DMARC stands for Domain-based Message Authentication, Reporting and Conformance. DMARC is yet another technology that ISPs and ESPs use to ward off SPAM in addition to SPF and DKIM.

DMARC record is a configuration of a domain record that tells the receiving computer what to do with messages if they are coming from a computer with a different domain compared to the one specified on the “Reply To” field.

For instance, at we configured our DMARC policies such that if someone else sends an email from their computer (which cannot have our domain), but set the Reply To as: “jack.the.intruder@expresspigeon.com”, then the accepting computer should report this incident to us.

So far so good? Well DMARC – has been used sparingly for some time. Different companies were doing pretty much the same as us: just reporting these incidents. A lot of companies however, haven’t implemented DMARC.

How does DMARC affect email marketers?

If you are sending emails from your email service providers servers (or if you are using any ESP), and you use your personal Yahoo! (or AOL) email as a “Reply To”, then most ISPs like Microsoft, Google etc will simply reject your emails because Yahoo asked them to!

The solution to this is to use your corporate email address. Yahoo! and AOL logic is easy to understand: they provide free email service to individuals. It is tough to get big volume sending through personal accounts right, and send mass emails through outlook for instance.

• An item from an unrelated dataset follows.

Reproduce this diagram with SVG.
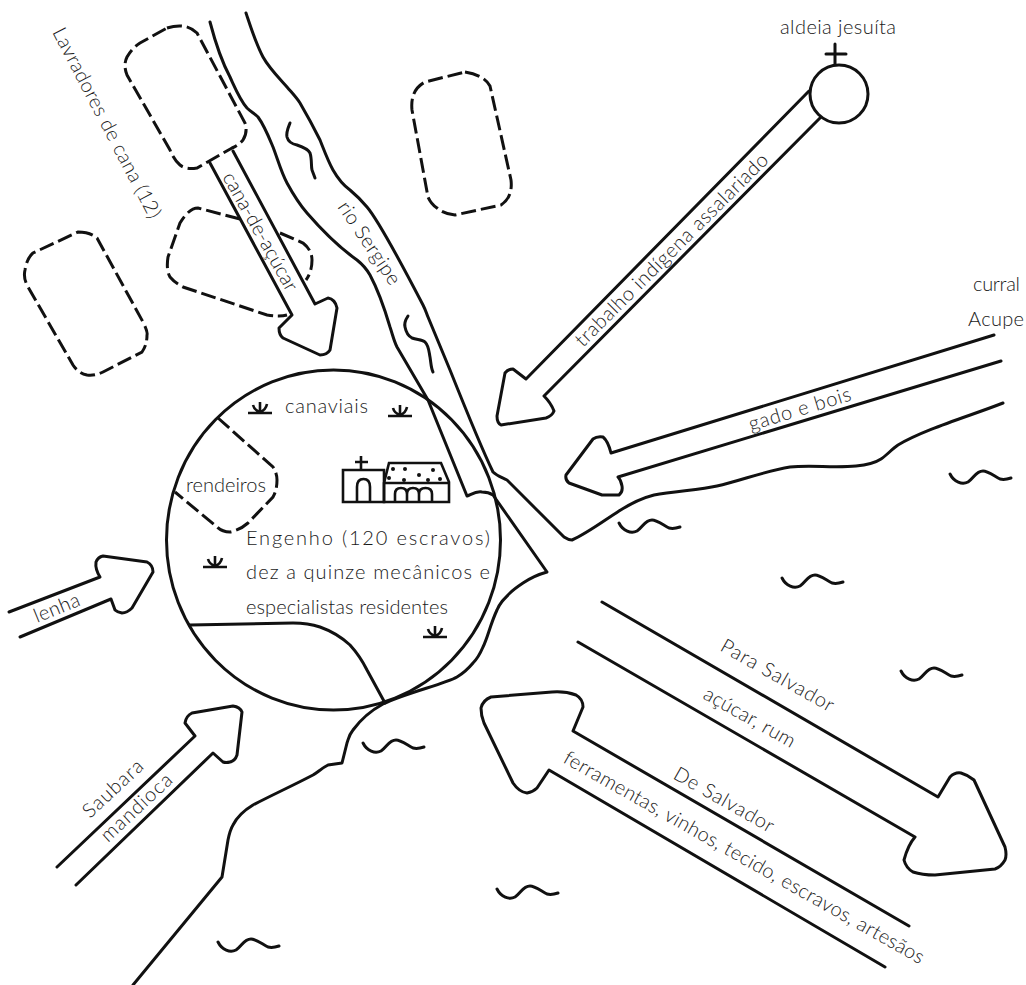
<svg xmlns="http://www.w3.org/2000/svg" width="1026" height="985" viewBox="0 0 1026 985">
<style>
.l{fill:none;stroke:#111;stroke-width:3;stroke-linecap:round;stroke-linejoin:round}
.d{fill:none;stroke:#111;stroke-width:3;stroke-dasharray:15 5}
.t{font-family:"Lato","Noto Sans",sans-serif;font-weight:300;font-size:20px;fill:#1a1a1a}
.i{fill:none;stroke:#111;stroke-width:2.6}
</style>
<defs>
<path id="w" class="l" d="M0,0 C4,8 12,11 18,8 C24,4 26,-3 33,-3 C38,-3 44,2 50,5 C54,6 58,5 61,4"/>
<g id="g"><path class="i" d="M-12,0 H12 M0,-1 V-11 M-7,-8 C-6,-4 -3,-2 0,-1 C3,-2 6,-4 7,-9"/></g>
</defs>
<g id="river" class="connectors">
<path class="l" d="M210,22 C216,45 222,62 230,77 C236,90 240,100 247,108 C251,112 254,113 258,117 C264,125 268,135 273,147 C278,160 281,172 287,183 C293,194 300,205 307,213 C320,228 340,248 357,260 C362,264 366,268 370,275 C378,290 385,310 390,327 C393,336 394,341 397,347 L428,400 L467,496 C472,494 476,491 482,492 C486,492 490,493 493,495 L547,572 C536,575 529,579 523,583 C517,587 514,589 510,593 C503,600 500,603 497,610 C490,625 488,637 483,647 C480,654 477,659 473,663 C468,669 462,674 457,677 C445,684 405,693 383,704 C372,710 361,719 353,730 C349,735 349,737 347,743 L342,763 L328,765 C322,768 318,772 313,775 C294,785 270,796 253,805 C243,811 237,817 233,825 C230,830 229,835 228,840 L222,877 L133,985"/>
<path class="l" d="M246,13 C251,28 256,44 263,57 C269,68 279,78 287,87 C293,94 296,97 300,103 C307,115 314,128 320,140 C324,150 328,161 333,170 C337,177 343,185 350,190 C356,195 362,201 367,207 C378,220 410,280 423,305 C426,311 426,312 428,317 L450,370 C462,400 480,445 493,472 C497,476 501,477 507,480 C517,490 550,523 564,537 C567,539 569,540 572,540 C586,534 602,522 619,511 C630,504 642,498 654,495 C675,491 700,490 717,486 C740,481 765,471 790,467 C810,465 835,468 856,466 C867,465 875,463 881,459 C887,455 892,449 898,445 C925,429 970,416 1003,403"/>
<path class="l" d="M290,123 C288,128 286,132 287,137 C288,141 292,144 297,145 C303,147 308,149 310,153 C312,159 311,166 312,170 L315,178"/>
<path class="l" d="M408,316 C406,319 404,323 405,327 C406,332 408,336 412,338 C417,340 422,339 425,342 C429,346 429,352 430,357 C431,363 431,368 433,372"/>
</g>
<g id="waves">
<use href="#w" x="950" y="474"/><use href="#w" x="619" y="523"/><use href="#w" x="782" y="578"/><use href="#w" x="901" y="671"/><use href="#w" x="363" y="743"/><use href="#w" x="497" y="889"/><use href="#w" x="218" y="942"/>
</g>
<g id="lavradores">
<path class="d" d="M167,28 Q186,22 197,33 L245,123 Q248,132 243,140 Q239,145 232,148 L197,168 Q186,170 180,165 Q174,160 170,150 L127,75 Q123,65 127,57 Q132,48 140,43 Z"/>
<path class="d" d="M465,72 Q484,75 490,86 L511,180 Q513,197 501,205 L455,215 Q444,214 437,208 Q431,204 428,197 L412,110 Q410,90 425,82 Z"/>
<path class="d" d="M78,232 Q90,232 97,238 L143,322 Q148,332 147,335 Q147,345 142,352 L103,372 Q95,376 87,375 Q78,373 73,365 L28,287 Q23,278 25,270 Q27,258 33,253 Z"/>
<path class="d" d="M240,219 L198,208 Q189,208 180,223 L168,257 Q166,270 170,277 Q175,283 183,287 L267,315 Q280,317 287,315 M280,233 L303,243 Q312,250 312,260 Q312,272 306,280"/>
</g>
<g id="flows">
<path class="l" d="M210,163 L292,315 L279,328 Q279,335 283,338 L320,355 Q327,355 330,350 L337,308 Q335,299 328,298 L315,304 L233,151"/>
<path class="l" d="M809,91 L526,379 L513,369 Q508,369 505,373 L497,416 Q497,423 501,425 L546,418 Q552,416 554,411 Q551,403 544,396 L820,118"/>
<path class="l" d="M994,335 L611,453 Q608,441 603,437 Q597,436 593,439 L566,475 Q565,480 569,483 L602,495 L619,495 Q623,492 622,486 Q621,480 618,477 L1001,361"/>
<path class="l" d="M9,612 L100,577 Q95,569 96,562 Q98,557 103,556 L147,562 Q153,565 153,572 L132,608 Q127,613 122,613 Q117,612 115,610 L111,599 L20,637"/>
<path class="l" d="M57,867 L195,736 L185,723 Q186,716 192,713 L233,706 Q240,707 242,712 L237,755 Q235,761 230,762 Q226,763 223,762 L213,753 L76,885"/>
<path class="l" d="M602,602 L938,797 L950,777 Q955,772 961,773 Q968,775 974,780 L1005,847 Q1007,855 1005,860 Q1001,867 995,869 L935,875 Q922,875 913,872 Q906,868 904,860 Q908,845 915,837 L578,642"/>
<path class="l" d="M909,926 L573,731 L583,707 Q583,699 576,695 Q565,691 552,692 L491,697 Q483,700 481,708 Q481,716 484,723 L513,783 Q519,792 527,793 Q533,792 537,788 L549,770 L885,967"/>
</g>
<g id="aldeia"><circle class="l" cx="839" cy="94" r="29"/><path class="l" d="M835,44 V64 M826,54 H846"/>
<text class="t" x="780" y="34" textLength="116">aldeia jesuíta</text></g>
<g id="engenho">
<ellipse class="l" cx="333.500" cy="540" rx="167" ry="170"/>
<path class="d" d="M218,418 L273,467 Q277,473 277,480 Q277,490 273,497 L248,523 Q240,530 230,532 Q222,532 217,527 L175,492"/>
<path class="l" d="M190,625 L293,623 Q308,623 320,627 Q337,633 350,645 Q360,656 367,670 L385,703"/>
<use href="#g" x="260" y="413"/><use href="#g" x="400" y="416"/><use href="#g" x="215" y="567"/><use href="#g" x="435" y="637"/>
<g class="i">
<path d="M343,502 V470 H384 V502 Z M361,470 V456 M355,462 H368 M357,502 V487 Q357,479 363.500,479 Q370,479 370,487 V502"/>
<path d="M384,502 V483 L389,463 H441 L449,482 V502 Z M384,483 H449 M395,502 V494 Q395,488 401,488 Q407,488 407,494 V502 M407,494 Q407,488 413,488 Q419,488 419,494 V502 M419,494 Q419,488 425.500,488 Q432,488 432,494 V502"/>
</g>
<g fill="#111"><circle cx="393" cy="469" r="2"/><circle cx="405" cy="469" r="2"/><circle cx="419" cy="475" r="2"/><circle cx="433" cy="470" r="2"/><circle cx="389" cy="478" r="2"/><circle cx="404" cy="480" r="2"/><circle cx="428" cy="480" r="2"/><circle cx="440" cy="479" r="2"/></g>
<text class="t" x="285" y="413" textLength="83">canaviais</text>
<text class="t" x="186" y="492" textLength="80">rendeiros</text>
<text class="t" x="246" y="545" textLength="244">Engenho (120 escravos)</text>
<text class="t" x="246" y="579" textLength="244">dez a quinze mecânicos e</text>
<text class="t" x="246" y="614" textLength="202">especialistas residentes</text>
</g>
<g id="labels">
<text class="t" x="973" y="291" textLength="47">curral</text>
<text class="t" x="968" y="326" textLength="56">Acupe</text>
<text class="t" transform="translate(52,32) rotate(62.500)" textLength="212">Lavradores de cana (12)</text>
<text class="t" transform="translate(222,177) rotate(60.700)" textLength="133">cana-de-açúcar</text>
<text class="t" transform="translate(337,207) rotate(56)" textLength="96">rio Sergipe</text>
<text class="t" transform="translate(583,348) rotate(-45)" textLength="264">trabalho indígena assalariado</text>
<text class="t" transform="translate(751,431) rotate(-17)" textLength="106">gado e bois</text>
<text class="t" transform="translate(37,623) rotate(-22)" textLength="48">lenha</text>
<text class="t" transform="translate(90,819) rotate(-43)" textLength="75">Saubara</text>
<text class="t" transform="translate(108,843) rotate(-43)" textLength="90">mandioca</text>
<text class="t" transform="translate(719,650) rotate(29.500)" textLength="127">Para Salvador</text>
<text class="t" transform="translate(702,698) rotate(29.500)" textLength="102">açúcar, rum</text>
<text class="t" transform="translate(672,778) rotate(29.500)" textLength="112">De Salvador</text>
<text class="t" transform="translate(562,762) rotate(29.500)" textLength="411">ferramentas, vinhos, tecido, escravos, artesãos</text>
</g>
</svg>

If an email address they provide is also used to send mass emails from another ESP, than this is kind of a violation of the agreement on your end (I’m not a lawyer, do not hold my feet to the fire:)). Instead of sending from miketheblogger@yahoo.com, you will have to switch to mike@miketheblogger.com to solve this problem.

Bottom Line

If you are sending mass email on behalf of your company, always use your corporate email for this. If you are a blogger, and represent yourself then take this opportunity to get your own domain and build a better brand for yourself! Happy emailing!